Mountain in Yoho NP, BC, Canada

Mount Burgess, 2599 m, is a mountain in Yoho National Park and is part of the President Range in the Canadian Rockies. It is located in the southwest buttress of Burgess Pass in the Emerald River and Kicking Horse River Valleys.

==History==
It was named in 1886 by astronomer Otto Klotz after Alexander MacKinnon Burgess, the Deputy Minister of the Interior at the time when Klotz worked for a railway construction.

In 1892, James J. McArthur was the first to ascend this mountain. He was completing a survey of the lands adjacent to the Canadian Pacific Railway.

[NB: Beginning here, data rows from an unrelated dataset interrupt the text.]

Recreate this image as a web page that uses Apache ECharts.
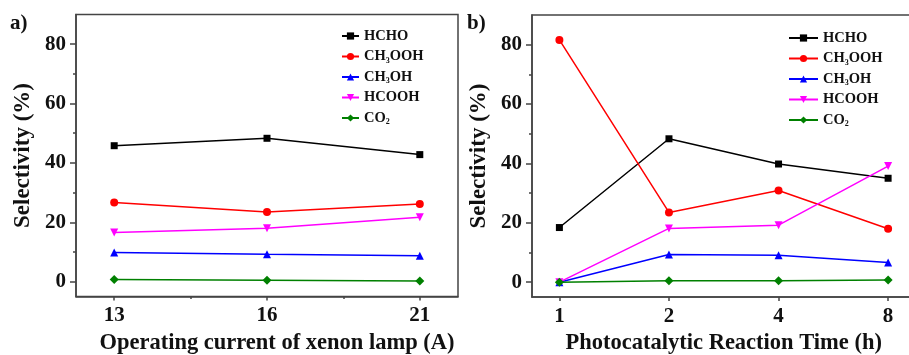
<!DOCTYPE html>
<html>
<head>
<meta charset="utf-8">
<script src="https://cdn.jsdelivr.net/npm/echarts@6/dist/echarts.min.js"></script>
<style>
  html, body { margin: 0; padding: 0; background: #fff; }
  #chart { width: 909px; height: 355px; }
</style>
</head>
<body>
<div id="chart"></div>
<script>
// Panel a): selectivity vs. xenon lamp operating current
const currents = ['13', '16', '21'];
const hchoA   = [45.8, 48.3, 42.8];
const ch3oohA = [26.7, 23.5, 26.2];
const ch3ohA  = [9.8, 9.2, 8.7];
const hcoohA  = [16.6, 18.0, 21.7];
const co2A    = [0.7, 0.5, 0.2];

// Panel b): selectivity vs. photocatalytic reaction time
const times   = ['1', '2', '4', '8'];
const hchoB   = [18.4, 48.3, 39.8, 35.0];
const ch3oohB = [81.6, 23.5, 30.9, 18.0];
const ch3ohB  = [0, 9.3, 9.1, 6.6];
const hcoohB  = [0, 18.1, 19.2, 39.1];
const co2B    = [0, 0.5, 0.5, 0.7];

const yMajor = [0, 20, 40, 60, 80];
const yMinor = [10, 30, 50, 70];

const FONT = "'Liberation Serif', 'Times New Roman', serif";
const AXIS_COLOR = '#444';

const species = [
  { name: 'HCHO',   color: '#000000', symbol: 'rect',     size: 7,      rotate: 0,   a: hchoA,   b: hchoB },
  { name: 'CH3OOH', color: '#ff0000', symbol: 'circle',   size: 8,      rotate: 0,   a: ch3oohA, b: ch3oohB },
  { name: 'CH3OH',  color: '#0000ff', symbol: 'triangle', size: 8,      rotate: 0,   a: ch3ohA,  b: ch3ohB },
  { name: 'HCOOH',  color: '#ff00ff', symbol: 'triangle', size: 8,      rotate: 180, a: hcoohA,  b: hcoohB },
  { name: 'CO2',    color: '#008000', symbol: 'diamond',  size: [9, 9], rotate: 0,   a: co2A,    b: co2B }
];

// chemical formulas with subscript digits
function formula(name) {
  return name.replace(/(\d)/g, '{sub|$1}');
}

const labelStyle = { fontFamily: FONT, fontWeight: 'bold', fontSize: 21, color: '#111' };
const nameStyle  = { fontFamily: FONT, fontWeight: 'bold', fontSize: 22.5, color: '#111' };
const tickLine   = { color: AXIS_COLOR, width: 1.5 };

function xAxisMain(grid, labels, max, title, pad) {
  const ticks = labels.map((_, i) => i + 1);
  return {
    type: 'value', gridIndex: grid, position: 'bottom',
    min: 0.75, max: max,
    splitLine: { show: false },
    axisLine: { show: true, onZero: false, lineStyle: tickLine },
    axisTick: { show: true, customValues: ticks, length: 4, inside: false, lineStyle: tickLine },
    axisLabel: { customValues: ticks, margin: 9, ...labelStyle,
                 formatter: v => labels[Math.round(v) - 1] },
    name: title, nameLocation: 'middle', nameGap: 34,
    nameTextStyle: { ...nameStyle, padding: pad }
  };
}

function yAxisMain(grid) {
  return {
    type: 'value', gridIndex: grid, position: 'left',
    min: -5, max: 90,
    splitLine: { show: false },
    axisLine: { show: true, onZero: false, lineStyle: tickLine },
    axisTick: { show: true, customValues: yMajor, length: 6, inside: false, lineStyle: tickLine },
    axisLabel: { customValues: yMajor, margin: 10, ...labelStyle },
    name: 'Selectivity (%)', nameLocation: 'middle', nameGap: 41,
    nameTextStyle: { ...nameStyle, fontSize: 23 }
  };
}

function yAxisMinor(grid) {
  return {
    type: 'value', gridIndex: grid, position: 'left',
    min: -5, max: 90,
    splitLine: { show: false },
    axisLine: { show: false, onZero: false },
    axisLabel: { show: false },
    axisTick: { show: true, customValues: yMinor, length: 3, inside: false, lineStyle: tickLine }
  };
}

const series = [];
species.forEach(s => {
  const common = {
    type: 'line', name: s.name,
    symbol: s.symbol, symbolSize: s.size, symbolRotate: s.rotate,
    showAllSymbol: true,
    lineStyle: { color: s.color, width: 1.5 },
    itemStyle: { color: s.color },
    emphasis: { disabled: true },
    z: 3
  };
  series.push({ ...common, xAxisIndex: 0, yAxisIndex: 0,
    data: s.a.map((v, i) => [i + 1, v]) });
  series.push({ ...common, xAxisIndex: 1, yAxisIndex: 1,
    data: s.b.map((v, i) => [i + 1, v]) });
});

function legend(left, top, width) {
  return {
    orient: 'vertical', left: left, top: top, padding: 0,
    itemWidth: width, itemHeight: 9, itemGap: 4.5,
    data: species.map(s => s.name),
    formatter: formula,
    selectedMode: false,
    textStyle: {
      fontFamily: FONT, fontWeight: 'bold', fontSize: 14.5, color: '#111', lineHeight: 16,
      rich: {
        sub: { fontFamily: FONT, fontWeight: 'bold', fontSize: 8, lineHeight: 8,
               verticalAlign: 'bottom', color: '#111' }
      }
    }
  };
}

const option = {
  animation: false,
  backgroundColor: '#fff',
  title: [
    { text: 'a)', left: 10, top: 13, padding: 0,
      textStyle: { fontFamily: FONT, fontWeight: 'bold', fontSize: 21, color: '#111' } },
    { text: 'b)', left: 467, top: 13, padding: 0,
      textStyle: { fontFamily: FONT, fontWeight: 'bold', fontSize: 21, color: '#111' } }
  ],
  legend: [legend(341, 28, 17), legend(788, 30, 29)],
  grid: [
    { left: 76, top: 14.5, width: 382, height: 282, show: true, outerBoundsMode: 'none',
      containLabel: false,
      borderColor: AXIS_COLOR, borderWidth: 1.5, backgroundColor: 'transparent' },
    { left: 532, top: 15, width: 383.5, height: 282, show: true, outerBoundsMode: 'none',
      containLabel: false,
      borderColor: AXIS_COLOR, borderWidth: 1.5, backgroundColor: 'transparent' }
  ],
  xAxis: [
    xAxisMain(0, currents, 3.25, 'Operating current of xenon lamp (A)', [0, 0, 0, 20]),
    xAxisMain(1, times, 4.25, 'Photocatalytic Reaction Time (h)', [0, 0, 0, 0]),
    {
      type: 'value', gridIndex: 0, position: 'bottom', min: 0.75, max: 3.25,
      splitLine: { show: false }, axisLine: { show: false, onZero: false }, axisLabel: { show: false },
      axisTick: { show: true, customValues: [1.5, 2.5], length: 2.5, inside: false, lineStyle: tickLine }
    }
  ],
  yAxis: [yAxisMain(0), yAxisMain(1), yAxisMinor(0), yAxisMinor(1)],
  series: series
};

const chart = echarts.init(document.getElementById('chart'), null, { renderer: 'canvas' });
chart.setOption(option);
</script>
</body>
</html>
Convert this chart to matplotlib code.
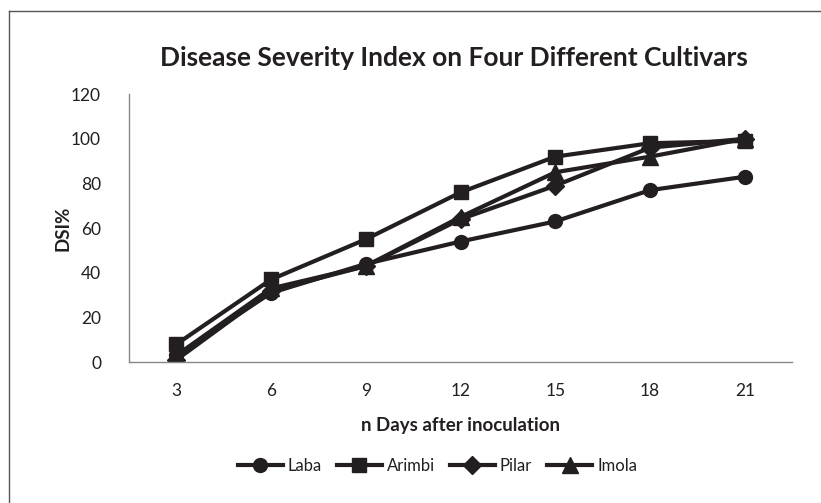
import matplotlib.pyplot as plt
from matplotlib.lines import Line2D

days = ['3', '6', '9', '12', '15', '18', '21']
laba = [3, 31, 44, 54, 63, 77, 83]
arimbi = [8, 37, 55, 76, 92, 98, 99]
pilar = [1, 32, 43, 64, 79, 96, 100]
imola = [3, 33, 43, 65, 85, 92, 100]

plt.rcParams['font.family'] = ['Lato', 'DejaVu Sans']

fig = plt.figure(figsize=(8.21, 5.03), dpi=100)
ax = fig.add_axes([0.157, 0.280, 0.808, 0.533])

x = range(len(days))
col = '#231f20'
ax.plot(x, laba, '-o', color=col, lw=3, ms=10, label='Laba')
ax.plot(x, arimbi, '-s', color=col, lw=3, ms=10, label='Arimbi')
ax.plot(x, pilar, '-D', color=col, lw=3, ms=9, label='Pilar')
ax.plot(x, imola, '-^', color=col, lw=3, ms=11, label='Imola')

ax.set_xlim(-0.5, len(days) - 0.5)
ax.set_ylim(0, 120)
ax.set_yticks(range(0, 121, 20))
ax.set_xticks(list(x))
ax.set_xticklabels(days)
ax.tick_params(axis='x', length=0, labelsize=12.5, colors=col, pad=15)
ax.tick_params(axis='y', length=0, labelsize=12.5, colors=col, pad=20)
for s in ['top', 'right']:
    ax.spines[s].set_visible(False)
for s in ['left', 'bottom']:
    ax.spines[s].set_color('#888888')
    ax.spines[s].set_linewidth(1)

ax.set_xlabel('n Days after inoculation', fontsize=13.5, fontweight='bold', labelpad=13, color=col)
ax.set_ylabel('DSI%', fontsize=13.5, fontweight='bold', labelpad=0, color=col)
fig.text(0.553, 0.885, 'Disease Severity Index on Four Different Cultivars',
         ha='center', va='center', fontsize=19, fontweight='bold', color=col)

ax.legend(loc='upper center', bbox_to_anchor=(0.465, -0.3), ncol=4, frameon=False,
          fontsize=12, handlelength=2.7, columnspacing=0.9, handletextpad=0.3,
          labelcolor=col)

# partial border (top and left edges)
fig.add_artist(Line2D([9/821, 1], [1 - 11/503, 1 - 11/503], color='#555555', lw=1))
fig.add_artist(Line2D([9/821, 9/821], [0, 1 - 11/503], color='#555555', lw=1))

fig.savefig('out.png', dpi=100)
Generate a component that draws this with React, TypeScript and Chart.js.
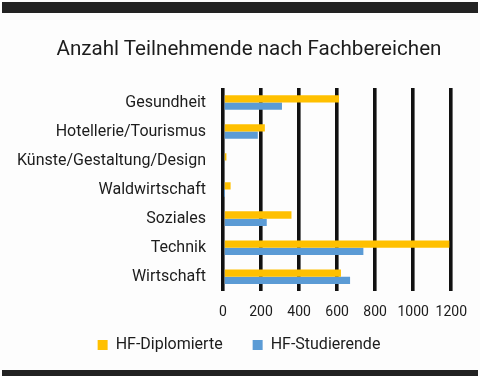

In 1909, geologist Charles D. Walcott discovered the Burgess Shale deposit of fossils with fine details on Mount Burgess. The Burgess Shale is a black shale fossil bed (Lagerstätte) named after nearby Burgess Pass, in which are found new and unique species, many in fact constituting entire new phyla of life, and even today some of these unique species have proven impossible to classify. The fossils are especially valuable because they include appendages and soft parts that are rarely preserved. At 508 million years (middle Cambrian) old, it is one of the earliest fossil beds containing soft-part imprints.

The mountain has two summits. The lower north summit was named Walcott Peak in his honour.

Between 1954 and 1971, Mount Burgess was featured on the back of the Canadian ten-dollar bill.

In 1984, UNESCO declared the area a World Heritage Site.